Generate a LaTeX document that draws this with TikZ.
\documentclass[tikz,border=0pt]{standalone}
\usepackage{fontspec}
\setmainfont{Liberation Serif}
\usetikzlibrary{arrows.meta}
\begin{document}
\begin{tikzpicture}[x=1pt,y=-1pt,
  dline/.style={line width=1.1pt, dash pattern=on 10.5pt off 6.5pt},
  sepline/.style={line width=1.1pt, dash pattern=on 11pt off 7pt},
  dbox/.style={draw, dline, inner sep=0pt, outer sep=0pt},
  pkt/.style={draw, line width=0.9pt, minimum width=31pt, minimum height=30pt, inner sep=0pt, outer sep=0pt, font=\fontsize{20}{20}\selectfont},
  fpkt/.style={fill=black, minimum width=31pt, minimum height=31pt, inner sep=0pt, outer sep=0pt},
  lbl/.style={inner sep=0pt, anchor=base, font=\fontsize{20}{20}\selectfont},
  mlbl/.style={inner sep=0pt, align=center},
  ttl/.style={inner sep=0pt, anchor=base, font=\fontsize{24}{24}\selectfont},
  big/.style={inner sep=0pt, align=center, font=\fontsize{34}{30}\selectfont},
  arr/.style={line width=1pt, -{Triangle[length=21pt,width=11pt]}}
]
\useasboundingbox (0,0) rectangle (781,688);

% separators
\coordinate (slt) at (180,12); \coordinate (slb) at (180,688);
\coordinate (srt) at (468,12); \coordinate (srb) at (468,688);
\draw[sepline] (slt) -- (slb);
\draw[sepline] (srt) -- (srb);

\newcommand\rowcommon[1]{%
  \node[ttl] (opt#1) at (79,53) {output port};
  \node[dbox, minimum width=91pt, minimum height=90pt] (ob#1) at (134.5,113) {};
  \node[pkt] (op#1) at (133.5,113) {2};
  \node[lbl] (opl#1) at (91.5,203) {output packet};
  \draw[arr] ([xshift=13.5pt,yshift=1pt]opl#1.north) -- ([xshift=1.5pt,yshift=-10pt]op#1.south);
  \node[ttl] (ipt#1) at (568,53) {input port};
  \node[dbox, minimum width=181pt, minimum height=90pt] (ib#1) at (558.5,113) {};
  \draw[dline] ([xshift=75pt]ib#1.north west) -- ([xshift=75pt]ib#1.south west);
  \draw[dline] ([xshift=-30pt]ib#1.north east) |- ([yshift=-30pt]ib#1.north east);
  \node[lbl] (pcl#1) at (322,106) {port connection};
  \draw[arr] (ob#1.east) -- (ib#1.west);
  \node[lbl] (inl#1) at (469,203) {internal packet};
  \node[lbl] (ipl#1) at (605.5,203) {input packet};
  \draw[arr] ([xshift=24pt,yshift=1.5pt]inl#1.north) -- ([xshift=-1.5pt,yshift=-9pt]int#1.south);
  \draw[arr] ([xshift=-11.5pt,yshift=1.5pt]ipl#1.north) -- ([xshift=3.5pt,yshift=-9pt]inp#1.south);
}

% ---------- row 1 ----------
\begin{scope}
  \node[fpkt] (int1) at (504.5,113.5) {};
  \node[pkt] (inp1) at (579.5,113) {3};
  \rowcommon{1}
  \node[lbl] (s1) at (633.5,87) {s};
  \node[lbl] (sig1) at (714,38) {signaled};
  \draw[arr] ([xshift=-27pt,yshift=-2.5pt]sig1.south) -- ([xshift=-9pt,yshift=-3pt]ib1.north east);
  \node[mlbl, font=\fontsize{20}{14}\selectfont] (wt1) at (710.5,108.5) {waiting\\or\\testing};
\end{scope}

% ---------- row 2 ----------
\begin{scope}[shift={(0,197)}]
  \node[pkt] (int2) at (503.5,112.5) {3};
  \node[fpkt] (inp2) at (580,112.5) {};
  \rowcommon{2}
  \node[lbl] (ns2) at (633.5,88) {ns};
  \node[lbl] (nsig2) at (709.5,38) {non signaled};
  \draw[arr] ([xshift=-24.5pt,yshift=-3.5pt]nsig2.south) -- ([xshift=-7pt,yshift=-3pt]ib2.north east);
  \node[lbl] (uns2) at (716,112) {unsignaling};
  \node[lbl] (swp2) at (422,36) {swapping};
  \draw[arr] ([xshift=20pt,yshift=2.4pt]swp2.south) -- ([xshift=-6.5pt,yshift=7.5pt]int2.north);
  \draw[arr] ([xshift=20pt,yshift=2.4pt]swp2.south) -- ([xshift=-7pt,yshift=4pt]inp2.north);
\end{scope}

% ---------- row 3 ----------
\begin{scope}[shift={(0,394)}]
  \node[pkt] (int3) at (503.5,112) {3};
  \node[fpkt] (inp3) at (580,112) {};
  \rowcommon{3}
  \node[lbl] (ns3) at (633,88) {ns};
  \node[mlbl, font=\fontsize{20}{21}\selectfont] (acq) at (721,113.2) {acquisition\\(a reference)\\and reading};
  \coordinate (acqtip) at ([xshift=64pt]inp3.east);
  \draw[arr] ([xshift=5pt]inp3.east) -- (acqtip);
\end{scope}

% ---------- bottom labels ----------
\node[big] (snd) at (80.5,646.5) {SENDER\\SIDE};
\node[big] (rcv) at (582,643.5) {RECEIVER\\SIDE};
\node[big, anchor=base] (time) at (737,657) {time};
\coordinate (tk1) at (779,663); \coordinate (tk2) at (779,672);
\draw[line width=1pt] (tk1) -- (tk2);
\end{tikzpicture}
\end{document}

--------------------------------

■ **REQUIREMENT**
Reproduce the full listing above, character for character.

■ **ANSWER IN FULL**
Generate a LaTeX document that draws this with TikZ.
\documentclass[tikz,border=0pt]{standalone}
\usepackage{fontspec}
\setmainfont{Liberation Serif}
\usetikzlibrary{arrows.meta}
\begin{document}
\begin{tikzpicture}[x=1pt,y=-1pt,
  dline/.style={line width=1.1pt, dash pattern=on 10.5pt off 6.5pt},
  sepline/.style={line width=1.1pt, dash pattern=on 11pt off 7pt},
  dbox/.style={draw, dline, inner sep=0pt, outer sep=0pt},
  pkt/.style={draw, line width=0.9pt, minimum width=31pt, minimum height=30pt, inner sep=0pt, outer sep=0pt, font=\fontsize{20}{20}\selectfont},
  fpkt/.style={fill=black, minimum width=31pt, minimum height=31pt, inner sep=0pt, outer sep=0pt},
  lbl/.style={inner sep=0pt, anchor=base, font=\fontsize{20}{20}\selectfont},
  mlbl/.style={inner sep=0pt, align=center},
  ttl/.style={inner sep=0pt, anchor=base, font=\fontsize{24}{24}\selectfont},
  big/.style={inner sep=0pt, align=center, font=\fontsize{34}{30}\selectfont},
  arr/.style={line width=1pt, -{Triangle[length=21pt,width=11pt]}}
]
\useasboundingbox (0,0) rectangle (781,688);

% separators
\coordinate (slt) at (180,12); \coordinate (slb) at (180,688);
\coordinate (srt) at (468,12); \coordinate (srb) at (468,688);
\draw[sepline] (slt) -- (slb);
\draw[sepline] (srt) -- (srb);

\newcommand\rowcommon[1]{%
  \node[ttl] (opt#1) at (79,53) {output port};
  \node[dbox, minimum width=91pt, minimum height=90pt] (ob#1) at (134.5,113) {};
  \node[pkt] (op#1) at (133.5,113) {2};
  \node[lbl] (opl#1) at (91.5,203) {output packet};
  \draw[arr] ([xshift=13.5pt,yshift=1pt]opl#1.north) -- ([xshift=1.5pt,yshift=-10pt]op#1.south);
  \node[ttl] (ipt#1) at (568,53) {input port};
  \node[dbox, minimum width=181pt, minimum height=90pt] (ib#1) at (558.5,113) {};
  \draw[dline] ([xshift=75pt]ib#1.north west) -- ([xshift=75pt]ib#1.south west);
  \draw[dline] ([xshift=-30pt]ib#1.north east) |- ([yshift=-30pt]ib#1.north east);
  \node[lbl] (pcl#1) at (322,106) {port connection};
  \draw[arr] (ob#1.east) -- (ib#1.west);
  \node[lbl] (inl#1) at (469,203) {internal packet};
  \node[lbl] (ipl#1) at (605.5,203) {input packet};
  \draw[arr] ([xshift=24pt,yshift=1.5pt]inl#1.north) -- ([xshift=-1.5pt,yshift=-9pt]int#1.south);
  \draw[arr] ([xshift=-11.5pt,yshift=1.5pt]ipl#1.north) -- ([xshift=3.5pt,yshift=-9pt]inp#1.south);
}

% ---------- row 1 ----------
\begin{scope}
  \node[fpkt] (int1) at (504.5,113.5) {};
  \node[pkt] (inp1) at (579.5,113) {3};
  \rowcommon{1}
  \node[lbl] (s1) at (633.5,87) {s};
  \node[lbl] (sig1) at (714,38) {signaled};
  \draw[arr] ([xshift=-27pt,yshift=-2.5pt]sig1.south) -- ([xshift=-9pt,yshift=-3pt]ib1.north east);
  \node[mlbl, font=\fontsize{20}{14}\selectfont] (wt1) at (710.5,108.5) {waiting\\or\\testing};
\end{scope}

% ---------- row 2 ----------
\begin{scope}[shift={(0,197)}]
  \node[pkt] (int2) at (503.5,112.5) {3};
  \node[fpkt] (inp2) at (580,112.5) {};
  \rowcommon{2}
  \node[lbl] (ns2) at (633.5,88) {ns};
  \node[lbl] (nsig2) at (709.5,38) {non signaled};
  \draw[arr] ([xshift=-24.5pt,yshift=-3.5pt]nsig2.south) -- ([xshift=-7pt,yshift=-3pt]ib2.north east);
  \node[lbl] (uns2) at (716,112) {unsignaling};
  \node[lbl] (swp2) at (422,36) {swapping};
  \draw[arr] ([xshift=20pt,yshift=2.4pt]swp2.south) -- ([xshift=-6.5pt,yshift=7.5pt]int2.north);
  \draw[arr] ([xshift=20pt,yshift=2.4pt]swp2.south) -- ([xshift=-7pt,yshift=4pt]inp2.north);
\end{scope}

% ---------- row 3 ----------
\begin{scope}[shift={(0,394)}]
  \node[pkt] (int3) at (503.5,112) {3};
  \node[fpkt] (inp3) at (580,112) {};
  \rowcommon{3}
  \node[lbl] (ns3) at (633,88) {ns};
  \node[mlbl, font=\fontsize{20}{21}\selectfont] (acq) at (721,113.2) {acquisition\\(a reference)\\and reading};
  \coordinate (acqtip) at ([xshift=64pt]inp3.east);
  \draw[arr] ([xshift=5pt]inp3.east) -- (acqtip);
\end{scope}

% ---------- bottom labels ----------
\node[big] (snd) at (80.5,646.5) {SENDER\\SIDE};
\node[big] (rcv) at (582,643.5) {RECEIVER\\SIDE};
\node[big, anchor=base] (time) at (737,657) {time};
\coordinate (tk1) at (779,663); \coordinate (tk2) at (779,672);
\draw[line width=1pt] (tk1) -- (tk2);
\end{tikzpicture}
\end{document}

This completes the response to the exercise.